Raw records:
++++++++++

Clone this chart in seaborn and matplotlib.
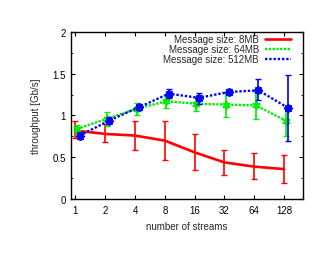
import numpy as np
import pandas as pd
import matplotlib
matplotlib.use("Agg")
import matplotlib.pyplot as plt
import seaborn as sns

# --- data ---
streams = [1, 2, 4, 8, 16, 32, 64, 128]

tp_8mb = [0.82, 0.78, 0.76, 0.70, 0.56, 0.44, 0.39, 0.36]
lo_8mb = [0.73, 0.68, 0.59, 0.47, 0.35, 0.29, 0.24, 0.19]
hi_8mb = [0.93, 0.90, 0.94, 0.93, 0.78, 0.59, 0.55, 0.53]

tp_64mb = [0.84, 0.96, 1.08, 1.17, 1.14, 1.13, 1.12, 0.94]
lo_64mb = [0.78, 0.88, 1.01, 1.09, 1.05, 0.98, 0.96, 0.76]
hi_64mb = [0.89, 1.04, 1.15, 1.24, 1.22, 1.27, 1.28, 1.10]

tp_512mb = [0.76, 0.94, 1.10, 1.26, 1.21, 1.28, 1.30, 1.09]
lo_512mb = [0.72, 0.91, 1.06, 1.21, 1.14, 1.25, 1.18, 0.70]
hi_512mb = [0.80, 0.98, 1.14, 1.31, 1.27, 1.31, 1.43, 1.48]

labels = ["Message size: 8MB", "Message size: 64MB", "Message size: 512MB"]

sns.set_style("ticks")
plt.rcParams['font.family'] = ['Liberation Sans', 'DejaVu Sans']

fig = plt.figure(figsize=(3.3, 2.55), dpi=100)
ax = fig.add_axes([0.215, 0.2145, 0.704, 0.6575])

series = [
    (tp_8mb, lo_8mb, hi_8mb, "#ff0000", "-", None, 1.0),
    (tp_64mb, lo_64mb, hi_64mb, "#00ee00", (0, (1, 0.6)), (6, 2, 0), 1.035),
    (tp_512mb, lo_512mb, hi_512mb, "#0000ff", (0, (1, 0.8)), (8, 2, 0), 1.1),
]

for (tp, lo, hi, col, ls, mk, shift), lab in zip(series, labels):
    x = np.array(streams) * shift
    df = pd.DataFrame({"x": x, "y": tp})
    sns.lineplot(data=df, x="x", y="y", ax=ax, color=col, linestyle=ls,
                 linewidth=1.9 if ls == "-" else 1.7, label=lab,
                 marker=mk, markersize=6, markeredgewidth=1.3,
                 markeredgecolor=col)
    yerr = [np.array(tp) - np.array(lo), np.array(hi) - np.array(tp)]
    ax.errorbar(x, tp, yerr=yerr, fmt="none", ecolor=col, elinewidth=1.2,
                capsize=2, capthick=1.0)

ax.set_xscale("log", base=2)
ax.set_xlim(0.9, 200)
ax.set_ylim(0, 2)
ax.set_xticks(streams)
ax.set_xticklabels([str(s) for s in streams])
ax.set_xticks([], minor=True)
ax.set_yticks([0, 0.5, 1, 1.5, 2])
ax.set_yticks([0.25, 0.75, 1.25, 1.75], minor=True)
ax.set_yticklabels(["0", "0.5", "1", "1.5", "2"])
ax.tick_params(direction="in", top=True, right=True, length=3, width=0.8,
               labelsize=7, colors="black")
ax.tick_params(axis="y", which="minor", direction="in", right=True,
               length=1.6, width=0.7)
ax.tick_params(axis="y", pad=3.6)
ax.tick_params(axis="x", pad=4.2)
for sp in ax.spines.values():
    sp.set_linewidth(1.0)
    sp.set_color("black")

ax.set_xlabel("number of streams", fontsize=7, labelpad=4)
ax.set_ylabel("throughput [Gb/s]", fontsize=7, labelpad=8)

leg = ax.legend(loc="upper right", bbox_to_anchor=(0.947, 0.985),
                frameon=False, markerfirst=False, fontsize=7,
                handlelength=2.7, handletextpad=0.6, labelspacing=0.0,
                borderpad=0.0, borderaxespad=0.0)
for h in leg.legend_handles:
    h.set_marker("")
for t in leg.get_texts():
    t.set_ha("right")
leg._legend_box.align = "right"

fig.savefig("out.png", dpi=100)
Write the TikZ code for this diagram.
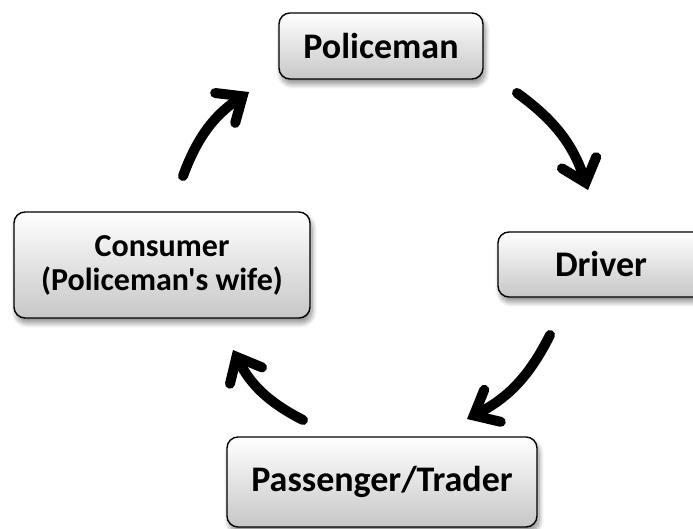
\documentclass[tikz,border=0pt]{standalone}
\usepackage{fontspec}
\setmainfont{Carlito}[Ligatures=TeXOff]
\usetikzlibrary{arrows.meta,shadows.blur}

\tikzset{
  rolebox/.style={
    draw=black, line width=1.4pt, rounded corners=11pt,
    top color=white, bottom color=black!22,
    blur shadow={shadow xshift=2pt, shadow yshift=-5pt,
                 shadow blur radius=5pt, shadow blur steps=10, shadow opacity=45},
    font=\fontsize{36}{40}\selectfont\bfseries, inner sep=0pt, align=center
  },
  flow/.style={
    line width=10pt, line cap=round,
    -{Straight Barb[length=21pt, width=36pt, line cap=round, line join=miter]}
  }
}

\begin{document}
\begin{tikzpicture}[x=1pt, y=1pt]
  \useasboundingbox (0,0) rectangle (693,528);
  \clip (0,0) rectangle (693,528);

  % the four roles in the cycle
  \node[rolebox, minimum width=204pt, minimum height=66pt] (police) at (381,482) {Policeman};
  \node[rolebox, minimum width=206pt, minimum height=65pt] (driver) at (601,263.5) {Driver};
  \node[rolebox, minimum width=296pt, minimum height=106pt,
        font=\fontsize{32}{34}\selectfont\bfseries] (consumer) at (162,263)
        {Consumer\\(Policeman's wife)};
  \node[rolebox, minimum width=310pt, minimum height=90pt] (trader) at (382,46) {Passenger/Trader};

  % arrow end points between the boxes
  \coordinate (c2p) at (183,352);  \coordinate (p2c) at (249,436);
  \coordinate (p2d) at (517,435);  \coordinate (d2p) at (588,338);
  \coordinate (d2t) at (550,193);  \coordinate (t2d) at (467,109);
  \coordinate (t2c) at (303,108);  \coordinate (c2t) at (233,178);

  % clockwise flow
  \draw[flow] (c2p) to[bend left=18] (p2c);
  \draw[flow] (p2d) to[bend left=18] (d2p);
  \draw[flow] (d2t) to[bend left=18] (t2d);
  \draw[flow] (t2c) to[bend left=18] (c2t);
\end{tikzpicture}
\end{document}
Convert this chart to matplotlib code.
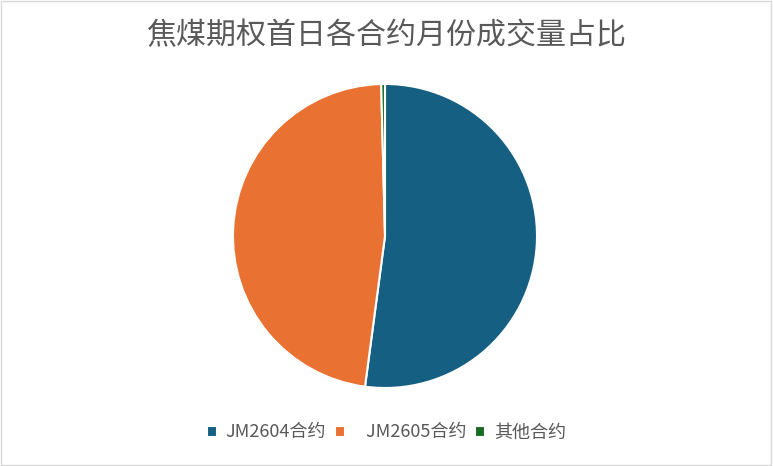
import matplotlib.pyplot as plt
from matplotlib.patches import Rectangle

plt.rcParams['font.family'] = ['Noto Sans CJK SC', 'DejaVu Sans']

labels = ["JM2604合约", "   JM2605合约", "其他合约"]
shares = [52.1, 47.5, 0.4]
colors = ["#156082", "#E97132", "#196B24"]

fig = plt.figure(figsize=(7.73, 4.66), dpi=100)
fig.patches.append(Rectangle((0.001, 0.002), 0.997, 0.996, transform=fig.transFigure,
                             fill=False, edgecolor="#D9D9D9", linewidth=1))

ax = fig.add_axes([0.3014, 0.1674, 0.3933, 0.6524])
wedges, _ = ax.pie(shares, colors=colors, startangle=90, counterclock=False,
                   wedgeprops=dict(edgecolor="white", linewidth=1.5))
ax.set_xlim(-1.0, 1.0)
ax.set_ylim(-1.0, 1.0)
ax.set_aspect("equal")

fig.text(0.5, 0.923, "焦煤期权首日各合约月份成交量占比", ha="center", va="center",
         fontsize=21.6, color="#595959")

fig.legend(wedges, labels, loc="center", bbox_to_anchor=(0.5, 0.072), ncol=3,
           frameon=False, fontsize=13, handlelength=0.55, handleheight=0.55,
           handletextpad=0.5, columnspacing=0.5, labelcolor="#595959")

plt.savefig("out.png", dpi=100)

++++++++++

→ Directions for this task: Every line should be retyped exactly, with the pictures omitted.

→ Response to the task:
Clone this chart in seaborn and matplotlib.
import numpy as np
import pandas as pd
import matplotlib
matplotlib.use("Agg")
import matplotlib.pyplot as plt
import seaborn as sns

# --- data ---
streams = [1, 2, 4, 8, 16, 32, 64, 128]

tp_8mb = [0.82, 0.78, 0.76, 0.70, 0.56, 0.44, 0.39, 0.36]
lo_8mb = [0.73, 0.68, 0.59, 0.47, 0.35, 0.29, 0.24, 0.19]
hi_8mb = [0.93, 0.90, 0.94, 0.93, 0.78, 0.59, 0.55, 0.53]

tp_64mb = [0.84, 0.96, 1.08, 1.17, 1.14, 1.13, 1.12, 0.94]
lo_64mb = [0.78, 0.88, 1.01, 1.09, 1.05, 0.98, 0.96, 0.76]
hi_64mb = [0.89, 1.04, 1.15, 1.24, 1.22, 1.27, 1.28, 1.10]

tp_512mb = [0.76, 0.94, 1.10, 1.26, 1.21, 1.28, 1.30, 1.09]
lo_512mb = [0.72, 0.91, 1.06, 1.21, 1.14, 1.25, 1.18, 0.70]
hi_512mb = [0.80, 0.98, 1.14, 1.31, 1.27, 1.31, 1.43, 1.48]

labels = ["Message size: 8MB", "Message size: 64MB", "Message size: 512MB"]

sns.set_style("ticks")
plt.rcParams['font.family'] = ['Liberation Sans', 'DejaVu Sans']

fig = plt.figure(figsize=(3.3, 2.55), dpi=100)
ax = fig.add_axes([0.215, 0.2145, 0.704, 0.6575])

series = [
    (tp_8mb, lo_8mb, hi_8mb, "#ff0000", "-", None, 1.0),
    (tp_64mb, lo_64mb, hi_64mb, "#00ee00", (0, (1, 0.6)), (6, 2, 0), 1.035),
    (tp_512mb, lo_512mb, hi_512mb, "#0000ff", (0, (1, 0.8)), (8, 2, 0), 1.1),
]

for (tp, lo, hi, col, ls, mk, shift), lab in zip(series, labels):
    x = np.array(streams) * shift
    df = pd.DataFrame({"x": x, "y": tp})
    sns.lineplot(data=df, x="x", y="y", ax=ax, color=col, linestyle=ls,
                 linewidth=1.9 if ls == "-" else 1.7, label=lab,
                 marker=mk, markersize=6, markeredgewidth=1.3,
                 markeredgecolor=col)
    yerr = [np.array(tp) - np.array(lo), np.array(hi) - np.array(tp)]
    ax.errorbar(x, tp, yerr=yerr, fmt="none", ecolor=col, elinewidth=1.2,
                capsize=2, capthick=1.0)

ax.set_xscale("log", base=2)
ax.set_xlim(0.9, 200)
ax.set_ylim(0, 2)
ax.set_xticks(streams)
ax.set_xticklabels([str(s) for s in streams])
ax.set_xticks([], minor=True)
ax.set_yticks([0, 0.5, 1, 1.5, 2])
ax.set_yticks([0.25, 0.75, 1.25, 1.75], minor=True)
ax.set_yticklabels(["0", "0.5", "1", "1.5", "2"])
ax.tick_params(direction="in", top=True, right=True, length=3, width=0.8,
               labelsize=7, colors="black")
ax.tick_params(axis="y", which="minor", direction="in", right=True,
               length=1.6, width=0.7)
ax.tick_params(axis="y", pad=3.6)
ax.tick_params(axis="x", pad=4.2)
for sp in ax.spines.values():
    sp.set_linewidth(1.0)
    sp.set_color("black")

ax.set_xlabel("number of streams", fontsize=7, labelpad=4)
ax.set_ylabel("throughput [Gb/s]", fontsize=7, labelpad=8)

leg = ax.legend(loc="upper right", bbox_to_anchor=(0.947, 0.985),
                frameon=False, markerfirst=False, fontsize=7,
                handlelength=2.7, handletextpad=0.6, labelspacing=0.0,
                borderpad=0.0, borderaxespad=0.0)
for h in leg.legend_handles:
    h.set_marker("")
for t in leg.get_texts():
    t.set_ha("right")
leg._legend_box.align = "right"

fig.savefig("out.png", dpi=100)
Write the TikZ code for this diagram.
\documentclass[tikz,border=0pt]{standalone}
\usepackage{fontspec}
\setmainfont{Carlito}[Ligatures=TeXOff]
\usetikzlibrary{arrows.meta,shadows.blur}

\tikzset{
  rolebox/.style={
    draw=black, line width=1.4pt, rounded corners=11pt,
    top color=white, bottom color=black!22,
    blur shadow={shadow xshift=2pt, shadow yshift=-5pt,
                 shadow blur radius=5pt, shadow blur steps=10, shadow opacity=45},
    font=\fontsize{36}{40}\selectfont\bfseries, inner sep=0pt, align=center
  },
  flow/.style={
    line width=10pt, line cap=round,
    -{Straight Barb[length=21pt, width=36pt, line cap=round, line join=miter]}
  }
}

\begin{document}
\begin{tikzpicture}[x=1pt, y=1pt]
  \useasboundingbox (0,0) rectangle (693,528);
  \clip (0,0) rectangle (693,528);

  % the four roles in the cycle
  \node[rolebox, minimum width=204pt, minimum height=66pt] (police) at (381,482) {Policeman};
  \node[rolebox, minimum width=206pt, minimum height=65pt] (driver) at (601,263.5) {Driver};
  \node[rolebox, minimum width=296pt, minimum height=106pt,
        font=\fontsize{32}{34}\selectfont\bfseries] (consumer) at (162,263)
        {Consumer\\(Policeman's wife)};
  \node[rolebox, minimum width=310pt, minimum height=90pt] (trader) at (382,46) {Passenger/Trader};

  % arrow end points between the boxes
  \coordinate (c2p) at (183,352);  \coordinate (p2c) at (249,436);
  \coordinate (p2d) at (517,435);  \coordinate (d2p) at (588,338);
  \coordinate (d2t) at (550,193);  \coordinate (t2d) at (467,109);
  \coordinate (t2c) at (303,108);  \coordinate (c2t) at (233,178);

  % clockwise flow
  \draw[flow] (c2p) to[bend left=18] (p2c);
  \draw[flow] (p2d) to[bend left=18] (d2p);
  \draw[flow] (d2t) to[bend left=18] (t2d);
  \draw[flow] (t2c) to[bend left=18] (c2t);
\end{tikzpicture}
\end{document}
Convert this chart to matplotlib code.
import matplotlib.pyplot as plt
from matplotlib.patches import Rectangle

plt.rcParams['font.family'] = ['Noto Sans CJK SC', 'DejaVu Sans']

labels = ["JM2604合约", "   JM2605合约", "其他合约"]
shares = [52.1, 47.5, 0.4]
colors = ["#156082", "#E97132", "#196B24"]

fig = plt.figure(figsize=(7.73, 4.66), dpi=100)
fig.patches.append(Rectangle((0.001, 0.002), 0.997, 0.996, transform=fig.transFigure,
                             fill=False, edgecolor="#D9D9D9", linewidth=1))

ax = fig.add_axes([0.3014, 0.1674, 0.3933, 0.6524])
wedges, _ = ax.pie(shares, colors=colors, startangle=90, counterclock=False,
                   wedgeprops=dict(edgecolor="white", linewidth=1.5))
ax.set_xlim(-1.0, 1.0)
ax.set_ylim(-1.0, 1.0)
ax.set_aspect("equal")

fig.text(0.5, 0.923, "焦煤期权首日各合约月份成交量占比", ha="center", va="center",
         fontsize=21.6, color="#595959")

fig.legend(wedges, labels, loc="center", bbox_to_anchor=(0.5, 0.072), ncol=3,
           frameon=False, fontsize=13, handlelength=0.55, handleheight=0.55,
           handletextpad=0.5, columnspacing=0.5, labelcolor="#595959")

plt.savefig("out.png", dpi=100)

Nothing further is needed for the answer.